→ **EXTRACTED DATA**:
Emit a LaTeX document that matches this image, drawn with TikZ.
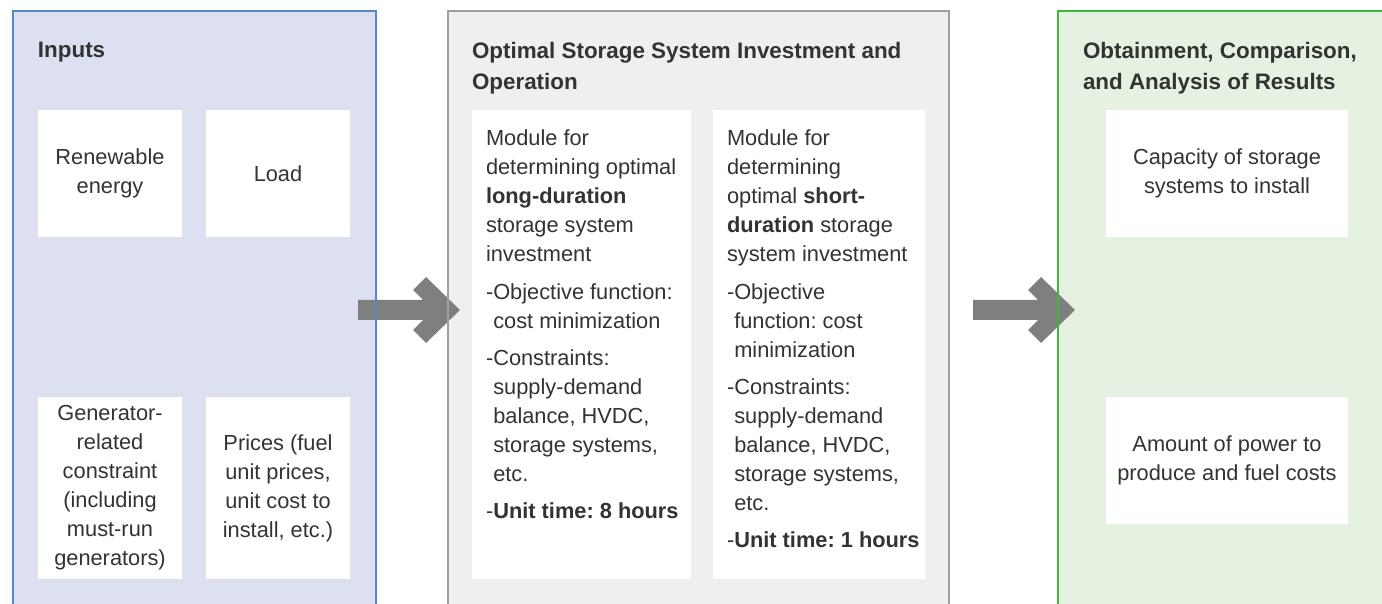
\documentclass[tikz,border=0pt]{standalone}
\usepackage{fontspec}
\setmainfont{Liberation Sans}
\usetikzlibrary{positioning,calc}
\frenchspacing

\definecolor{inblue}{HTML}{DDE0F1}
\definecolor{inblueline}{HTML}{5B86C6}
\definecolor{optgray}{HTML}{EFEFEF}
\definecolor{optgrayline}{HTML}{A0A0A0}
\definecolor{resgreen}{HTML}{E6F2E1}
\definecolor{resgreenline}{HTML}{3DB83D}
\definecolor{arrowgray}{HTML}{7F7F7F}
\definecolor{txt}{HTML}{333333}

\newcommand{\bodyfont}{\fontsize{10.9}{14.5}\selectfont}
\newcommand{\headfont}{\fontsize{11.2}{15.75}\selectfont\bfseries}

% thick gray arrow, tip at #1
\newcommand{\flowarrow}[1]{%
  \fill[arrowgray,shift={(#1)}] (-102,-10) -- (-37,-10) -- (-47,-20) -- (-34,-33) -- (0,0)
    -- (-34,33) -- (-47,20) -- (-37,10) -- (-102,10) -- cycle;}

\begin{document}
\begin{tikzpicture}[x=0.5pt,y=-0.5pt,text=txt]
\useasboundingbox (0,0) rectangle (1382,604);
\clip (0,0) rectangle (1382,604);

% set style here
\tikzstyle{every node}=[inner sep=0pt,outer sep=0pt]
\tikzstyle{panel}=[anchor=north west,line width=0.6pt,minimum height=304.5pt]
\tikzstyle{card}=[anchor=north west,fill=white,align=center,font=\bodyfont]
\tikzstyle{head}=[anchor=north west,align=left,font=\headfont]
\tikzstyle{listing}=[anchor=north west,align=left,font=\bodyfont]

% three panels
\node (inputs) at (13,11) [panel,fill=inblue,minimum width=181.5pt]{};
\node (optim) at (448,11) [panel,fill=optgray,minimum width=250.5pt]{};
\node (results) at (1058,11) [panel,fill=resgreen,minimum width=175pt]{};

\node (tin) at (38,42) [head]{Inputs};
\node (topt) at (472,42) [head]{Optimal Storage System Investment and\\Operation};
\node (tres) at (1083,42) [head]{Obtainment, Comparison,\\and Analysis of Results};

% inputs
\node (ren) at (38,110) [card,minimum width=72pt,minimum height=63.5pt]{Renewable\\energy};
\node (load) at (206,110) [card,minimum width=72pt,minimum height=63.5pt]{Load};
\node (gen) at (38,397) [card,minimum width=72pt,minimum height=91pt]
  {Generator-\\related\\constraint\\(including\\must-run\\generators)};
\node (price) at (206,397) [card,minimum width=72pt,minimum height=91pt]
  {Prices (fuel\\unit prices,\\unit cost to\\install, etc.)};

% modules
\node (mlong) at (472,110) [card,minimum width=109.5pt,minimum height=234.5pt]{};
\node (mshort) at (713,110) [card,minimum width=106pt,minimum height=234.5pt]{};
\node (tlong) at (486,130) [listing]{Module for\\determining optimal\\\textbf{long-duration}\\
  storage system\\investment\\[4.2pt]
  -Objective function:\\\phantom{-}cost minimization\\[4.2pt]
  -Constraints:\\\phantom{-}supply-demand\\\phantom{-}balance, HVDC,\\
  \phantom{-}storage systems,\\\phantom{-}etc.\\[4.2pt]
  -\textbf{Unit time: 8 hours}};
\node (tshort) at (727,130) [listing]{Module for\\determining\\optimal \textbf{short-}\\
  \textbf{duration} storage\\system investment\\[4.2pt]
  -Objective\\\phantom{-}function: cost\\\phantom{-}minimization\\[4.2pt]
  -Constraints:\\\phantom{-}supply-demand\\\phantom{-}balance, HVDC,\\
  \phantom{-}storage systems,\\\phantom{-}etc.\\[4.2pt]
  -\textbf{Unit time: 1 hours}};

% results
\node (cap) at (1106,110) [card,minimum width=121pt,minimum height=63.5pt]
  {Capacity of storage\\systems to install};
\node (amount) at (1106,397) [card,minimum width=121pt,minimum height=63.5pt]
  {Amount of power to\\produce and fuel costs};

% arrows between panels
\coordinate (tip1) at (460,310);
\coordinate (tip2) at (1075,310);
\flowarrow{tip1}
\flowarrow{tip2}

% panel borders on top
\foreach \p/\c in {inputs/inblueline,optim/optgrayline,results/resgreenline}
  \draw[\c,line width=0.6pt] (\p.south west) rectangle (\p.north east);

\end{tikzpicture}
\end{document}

---

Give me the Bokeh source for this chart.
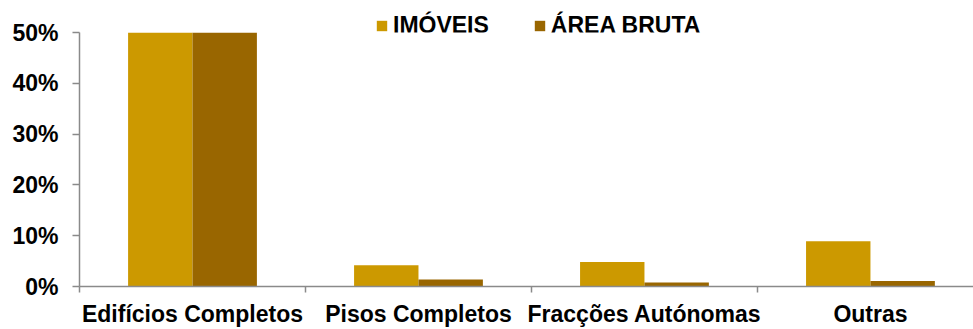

...

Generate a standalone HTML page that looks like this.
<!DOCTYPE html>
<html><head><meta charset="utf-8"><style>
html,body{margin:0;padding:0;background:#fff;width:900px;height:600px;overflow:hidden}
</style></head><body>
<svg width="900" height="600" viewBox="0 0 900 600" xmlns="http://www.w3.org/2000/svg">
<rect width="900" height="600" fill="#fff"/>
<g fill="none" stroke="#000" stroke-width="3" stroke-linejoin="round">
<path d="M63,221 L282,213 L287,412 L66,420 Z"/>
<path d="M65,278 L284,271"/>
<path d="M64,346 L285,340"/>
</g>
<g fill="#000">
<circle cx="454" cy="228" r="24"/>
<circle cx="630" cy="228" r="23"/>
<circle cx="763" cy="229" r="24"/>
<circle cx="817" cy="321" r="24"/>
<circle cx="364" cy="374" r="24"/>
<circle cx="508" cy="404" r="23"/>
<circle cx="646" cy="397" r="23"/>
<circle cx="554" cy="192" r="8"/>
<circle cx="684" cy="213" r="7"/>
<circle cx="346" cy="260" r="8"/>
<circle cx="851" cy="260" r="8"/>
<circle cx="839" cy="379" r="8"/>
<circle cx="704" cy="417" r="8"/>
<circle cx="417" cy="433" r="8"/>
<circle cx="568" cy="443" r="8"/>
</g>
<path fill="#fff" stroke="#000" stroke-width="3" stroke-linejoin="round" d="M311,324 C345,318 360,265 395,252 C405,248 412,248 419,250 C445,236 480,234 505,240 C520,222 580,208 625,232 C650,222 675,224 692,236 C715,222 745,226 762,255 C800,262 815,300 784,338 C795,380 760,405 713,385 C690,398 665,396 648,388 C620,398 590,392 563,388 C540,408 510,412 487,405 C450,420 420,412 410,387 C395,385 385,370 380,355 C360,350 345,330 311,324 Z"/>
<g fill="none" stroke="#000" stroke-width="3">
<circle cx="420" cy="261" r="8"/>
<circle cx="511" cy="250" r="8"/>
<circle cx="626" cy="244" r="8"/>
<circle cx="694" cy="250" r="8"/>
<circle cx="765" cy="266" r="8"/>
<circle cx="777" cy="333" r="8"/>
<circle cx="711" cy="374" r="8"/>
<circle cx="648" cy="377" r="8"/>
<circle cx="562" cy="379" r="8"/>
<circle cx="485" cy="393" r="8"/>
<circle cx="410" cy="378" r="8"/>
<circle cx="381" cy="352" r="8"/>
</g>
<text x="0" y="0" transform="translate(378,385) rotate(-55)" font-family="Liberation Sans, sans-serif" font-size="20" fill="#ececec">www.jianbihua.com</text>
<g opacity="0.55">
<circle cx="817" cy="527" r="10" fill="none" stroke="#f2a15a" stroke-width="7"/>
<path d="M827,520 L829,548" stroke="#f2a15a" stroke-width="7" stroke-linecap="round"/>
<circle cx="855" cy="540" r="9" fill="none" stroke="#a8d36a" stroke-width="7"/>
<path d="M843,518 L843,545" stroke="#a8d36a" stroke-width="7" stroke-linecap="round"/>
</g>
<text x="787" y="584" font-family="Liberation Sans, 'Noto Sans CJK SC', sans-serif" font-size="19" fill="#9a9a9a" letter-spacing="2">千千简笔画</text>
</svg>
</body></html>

→ **INSTRUCTIONS TO FOLLOW**:
Of the lines above, copy each that contains "this".

→ **EXPECTED ANSWER**:
Emit a LaTeX document that matches this image, drawn with TikZ.
Give me the Bokeh source for this chart.
Generate a standalone HTML page that looks like this.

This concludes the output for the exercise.